Os momentos mais bonitos que eu testemunhei foram as conversas com grandes amigos do Lula. Na conversa que ele teve com Mujica, eu estava junto. E ver aqueles dois senhores, donos de histórias tão importantes, conversando frente a frente, foi de muita emoção.
A maioria das pessoas sai dizendo: “Olha, presidente. Viemos aqui preocupados em trazer consolo e estamos saindo muito melhores do que entramos”.
Lembro também da visita do ex-presidente da Colômbia [Ernesto Samper] e do ex-prefeito da Cidade do México [Cuauhtémoc Cárdenas]. O Lula, inclusive lembrou dos filhos dele, o que fez o Cárdenas se emocionar.
O Lula mandou recentemente um recado para o Chico Buarque. Você acompanhou?
Sim, mandou porque soube da morte da Miúcha, irmã do Chico. Quando o Chico recebeu, ficou emocionado, com a voz embargada. Disse que não acreditava que o Lula ali, preso, ainda tivesse preocupações tão sensíveis com as pessoas.
Você lembra de algum momento de tristeza do Lula na prisão?
Faleceram alguns amigos do Lula nesse período. Então, ele sentiu muito a morte, por exemplo, do advogado Dr. Rossi. E, mais recentemente, sentiu a morte do Sigmaringa Seixas, que era um grande amigo. Essas notícias fizeram com que ele ficasse triste.

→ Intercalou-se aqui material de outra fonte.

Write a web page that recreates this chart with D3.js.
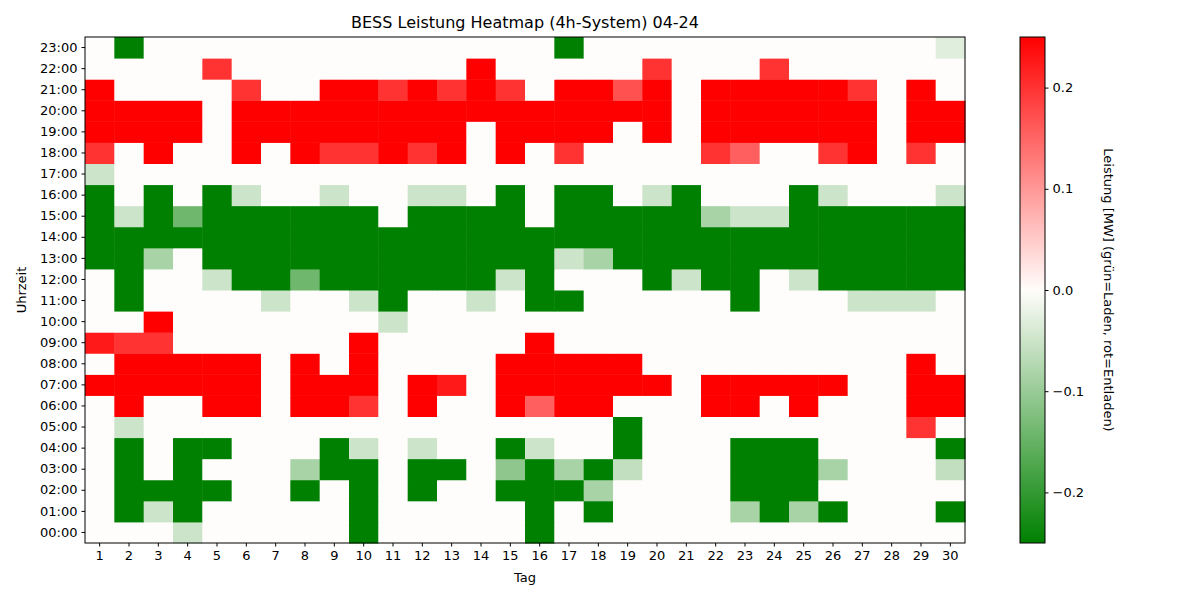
<!DOCTYPE html>
<html>
<head>
<meta charset="utf-8">
<script src="https://cdn.jsdelivr.net/npm/d3@7"></script>
<style>
  body { margin: 0; background: #fff; font-family: "DejaVu Sans", sans-serif; }
  text { font-family: "DejaVu Sans", sans-serif; }
</style>
</head>
<body>
<div id="chart"></div>
<script>
// days and hours
const days = d3.range(1, 31)
const hours = d3.range(0, 24).map(h => String(h).padStart(2, "0") + ":00")
const cbTicks = [-0.2, -0.1, 0, 0.1, 0.2]

// power per hour (rows 00:00 .. 23:00), one value per day 1..30
const h00 = [0,0,0,-0.05,0,0,0,0,0,-0.25,0,0,0,0,0,-0.25,0,0,0,0,0,0,0,0,0,0,0,0,0,0]
const h01 = [0,-0.25,-0.05,-0.25,0,0,0,0,0,-0.25,0,0,0,0,0,-0.25,0,-0.25,0,0,0,0,-0.085,-0.25,-0.085,-0.25,0,0,0,-0.25]
const h02 = [0,-0.25,-0.25,-0.25,-0.25,0,0,-0.25,0,-0.25,0,-0.25,0,0,-0.25,-0.25,-0.25,-0.085,0,0,0,0,-0.25,-0.25,-0.25,0,0,0,0,0]
const h03 = [0,-0.25,0,-0.25,0,0,0,-0.085,-0.25,-0.25,0,-0.25,-0.25,0,-0.11,-0.25,-0.085,-0.25,-0.06,0,0,0,-0.25,-0.25,-0.25,-0.085,0,0,0,-0.06]
const h04 = [0,-0.25,0,-0.25,-0.25,0,0,0,-0.25,-0.05,0,-0.05,0,0,-0.25,-0.05,0,0,-0.25,0,0,0,-0.25,-0.25,-0.25,0,0,0,0,-0.25]
const h05 = [0,-0.05,0,0,0,0,0,0,0,0,0,0,0,0,0,0,0,0,-0.25,0,0,0,0,0,0,0,0,0,0.2,0]
const h06 = [0,0.25,0,0,0.25,0.25,0,0.25,0.25,0.2,0,0.25,0,0,0.25,0.155,0.25,0.25,0,0,0,0.25,0.25,0,0.25,0,0,0,0.25,0.25]
const h07 = [0.25,0.25,0.25,0.25,0.25,0.25,0,0.25,0.25,0.25,0,0.25,0.225,0,0.25,0.25,0.25,0.25,0.25,0.25,0,0.25,0.25,0.25,0.25,0.25,0,0,0.25,0.25]
const h08 = [0,0.25,0.25,0.25,0.25,0.25,0,0.25,0,0.25,0,0,0,0,0.25,0.25,0.25,0.25,0.25,0,0,0,0,0,0,0,0,0,0.25,0]
const h09 = [0.225,0.2,0.2,0,0,0,0,0,0,0.25,0,0,0,0,0,0.25,0,0,0,0,0,0,0,0,0,0,0,0,0,0]
const h10 = [0,0,0.25,0,0,0,0,0,0,0,-0.05,0,0,0,0,0,0,0,0,0,0,0,0,0,0,0,0,0,0,0]
const h11 = [0,-0.25,0,0,0,0,-0.05,0,0,-0.05,-0.25,0,0,-0.05,0,-0.25,-0.25,0,0,0,0,0,-0.25,0,0,0,-0.05,-0.05,-0.05,0]
const h12 = [0,-0.25,0,0,-0.05,-0.25,-0.25,-0.14,-0.25,-0.25,-0.25,-0.25,-0.25,-0.25,-0.05,-0.25,0,0,0,-0.25,-0.05,-0.25,-0.25,0,-0.05,-0.25,-0.25,-0.25,-0.25,-0.25]
const h13 = [-0.25,-0.25,-0.085,0,-0.25,-0.25,-0.25,-0.25,-0.25,-0.25,-0.25,-0.25,-0.25,-0.25,-0.25,-0.25,-0.05,-0.085,-0.25,-0.25,-0.25,-0.25,-0.25,-0.25,-0.25,-0.25,-0.25,-0.25,-0.25,-0.25]
const h14 = days.map(() => -0.25)
const h15 = [-0.25,-0.05,-0.25,-0.14,-0.25,-0.25,-0.25,-0.25,-0.25,-0.25,0,-0.25,-0.25,-0.25,-0.25,0,-0.25,-0.25,-0.25,-0.25,-0.25,-0.085,-0.05,-0.05,-0.25,-0.25,-0.25,-0.25,-0.25,-0.25]
const h16 = [-0.25,0,-0.25,0,-0.25,-0.05,0,0,-0.05,0,0,-0.05,-0.05,0,-0.25,0,-0.25,-0.25,0,-0.05,-0.25,0,0,0,-0.25,-0.05,0,0,0,-0.05]
const h17 = [-0.05,0,0,0,0,0,0,0,0,0,0,0,0,0,0,0,0,0,0,0,0,0,0,0,0,0,0,0,0,0]
const h18 = [0.2,0,0.25,0,0,0.25,0,0.25,0.2,0.2,0.25,0.2,0.25,0,0.25,0,0.2,0,0,0,0,0.2,0.155,0,0,0.2,0.25,0,0.2,0]
const h19 = [0.25,0.25,0.25,0.25,0,0.25,0.25,0.25,0.25,0.25,0.25,0.25,0.25,0,0.25,0.25,0.25,0.25,0,0.25,0,0.25,0.25,0.25,0.25,0.25,0.25,0,0.25,0.25]
const h20 = [0.25,0.25,0.25,0.25,0,0.25,0.25,0.25,0.25,0.25,0.25,0.25,0.25,0.25,0.25,0.25,0.25,0.25,0.25,0.25,0,0.25,0.25,0.25,0.25,0.25,0.25,0,0.25,0.25]
const h21 = [0.25,0,0,0,0,0.2,0,0,0.25,0.25,0.2,0.25,0.2,0.25,0.2,0,0.25,0.25,0.17,0.25,0,0.25,0.25,0.25,0.25,0.25,0.2,0,0.25,0]
const h22 = [0,0,0,0,0.2,0,0,0,0,0,0,0,0,0.25,0,0,0,0,0,0.2,0,0,0,0.2,0,0,0,0,0,0]
const h23 = [0,-0.25,0,0,0,0,0,0,0,0,0,0,0,0,0,0,-0.25,0,0,0,0,0,0,0,0,0,0,0,0,-0.03]

const rows = [h00,h01,h02,h03,h04,h05,h06,h07,h08,h09,h10,h11,h12,h13,h14,h15,h16,h17,h18,h19,h20,h21,h22,h23]

const width = 1200
const height = 600
const plot = { left: 85, right: 965, top: 37, bottom: 543 }

const svg = d3.select("#chart").append("svg")
  .attr("width", width)
  .attr("height", height)

const color = d3.scaleLinear()
  .domain([-0.25, 0, 0.25])
  .range(["#008000", "#fffdfb", "#ff0000"])
  .clamp(true)

const xScale = d3.scaleBand().domain(days).range([plot.left, plot.right])
const yScale = d3.scaleBand().domain(hours).range([plot.bottom, plot.top])

// cells
const cells = []
rows.forEach((r, hi) => r.forEach((v, di) => cells.push({ day: days[di], hour: hours[hi], v: v })))

svg.append("g").selectAll("rect").data(cells).enter()
  .append("rect")
  .attr("x", d => xScale(d.day))
  .attr("y", d => yScale(d.hour))
  .attr("width", xScale.bandwidth() + 0.5)
  .attr("height", yScale.bandwidth() + 0.5)
  .attr("fill", d => color(d.v))

svg.append("rect")
  .attr("x", plot.left).attr("y", plot.top)
  .attr("width", plot.right - plot.left).attr("height", plot.bottom - plot.top)
  .attr("fill", "none").attr("stroke", "#000").attr("stroke-width", 1)

// axes
const xAxis = svg.append("g")
  .attr("transform", "translate(0," + plot.bottom + ")")
  .call(d3.axisBottom(xScale).tickSizeOuter(0).tickSize(3.5).tickPadding(4))
const yAxis = svg.append("g")
  .attr("transform", "translate(" + plot.left + ",0)")
  .call(d3.axisLeft(yScale).tickSizeOuter(0).tickSize(3.5).tickPadding(4))
;[xAxis, yAxis].forEach(a => {
  a.select(".domain").remove()
  a.selectAll("text").attr("font-size", 13).attr("fill", "#000").attr("font-family", "DejaVu Sans")
})

svg.append("text")
  .attr("x", (plot.left + plot.right) / 2).attr("y", 28)
  .attr("text-anchor", "middle").attr("font-size", 16)
  .text("BESS Leistung Heatmap (4h-System) 04-24")

svg.append("text")
  .attr("x", (plot.left + plot.right) / 2).attr("y", 582)
  .attr("text-anchor", "middle").attr("font-size", 13)
  .text("Tag")

svg.append("text")
  .attr("transform", "translate(26," + ((plot.top + plot.bottom) / 2) + ")rotate(-90)")
  .attr("text-anchor", "middle").attr("font-size", 13)
  .text("Uhrzeit")

// colorbar
const cb = { x: 1020, w: 25 }
const cbScale = d3.scaleLinear().domain([-0.25, 0.25]).range([plot.bottom, plot.top])
const defs = svg.append("defs")
const grad = defs.append("linearGradient").attr("id", "cbgrad")
  .attr("x1", 0).attr("y1", 1).attr("x2", 0).attr("y2", 0)
grad.selectAll("stop").data([-0.25, 0, 0.25]).enter().append("stop")
  .attr("offset", d => (d + 0.25) / 0.5)
  .attr("stop-color", d => color(d))
svg.append("rect")
  .attr("x", cb.x).attr("y", plot.top)
  .attr("width", cb.w).attr("height", plot.bottom - plot.top)
  .attr("fill", "url(#cbgrad)").attr("stroke", "#000").attr("stroke-width", 1)

const cbAxis = svg.append("g")
  .attr("transform", "translate(" + (cb.x + cb.w) + ",0)")
  .call(d3.axisRight(cbScale).tickValues(cbTicks).tickSize(3.5).tickPadding(4)
    .tickFormat(d => d === 0 ? "0.0" : d3.format(".1f")(d).replace("-", "\u2212")))
cbAxis.select(".domain").remove()
cbAxis.selectAll("text").attr("font-size", 13).attr("fill", "#000")

svg.append("text")
  .attr("transform", "translate(1104," + ((plot.top + plot.bottom) / 2) + ")rotate(90)")
  .attr("text-anchor", "middle").attr("font-size", 13)
  .text("Leistung [MW] (grün=Laden, rot=Entladen)")
</script>
</body>
</html>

E nos dias em que se anunciava a possibilidade de soltura, o que acontecia?
Naquele domingo [dia 8 de julho de 2018] que aconteceram inúmeras decisões, ele não acreditava que fosse sair. Porém, na parte da tarde, o próprio pessoal da Polícia Federal chegou a dizer a ele que sairia. Isso fez como que ele arrumasse as coisas, até escreveu bilhete para o pessoal da Vigília… Mas acabou que tendo que ficar outra vez.
Como é a rotina diária de Lula na prisão?
Ele acorda, toma café, vai ler e escrever. Normalmente, na hora que vai para fora, faz os exercícios físicos, almoça. À tarde, ele descansa, volta para as leituras, e fazemos nosso encontro por volta das 15h30. Ele faz esteira dentro do quarto e, à noite, janta e fica até tarde lendo. Não assiste TV todos os dias, não.
Como ele se sente hoje?
Como ele tem absoluta certeza de que é inocente, acredita que será absolvido. Lula tem uma força incrível: não perde a esperança e não nos deixa perder também. Apesar de todas as dificuldades, ele tem o pensamento de que a justiça prevalecerá no final.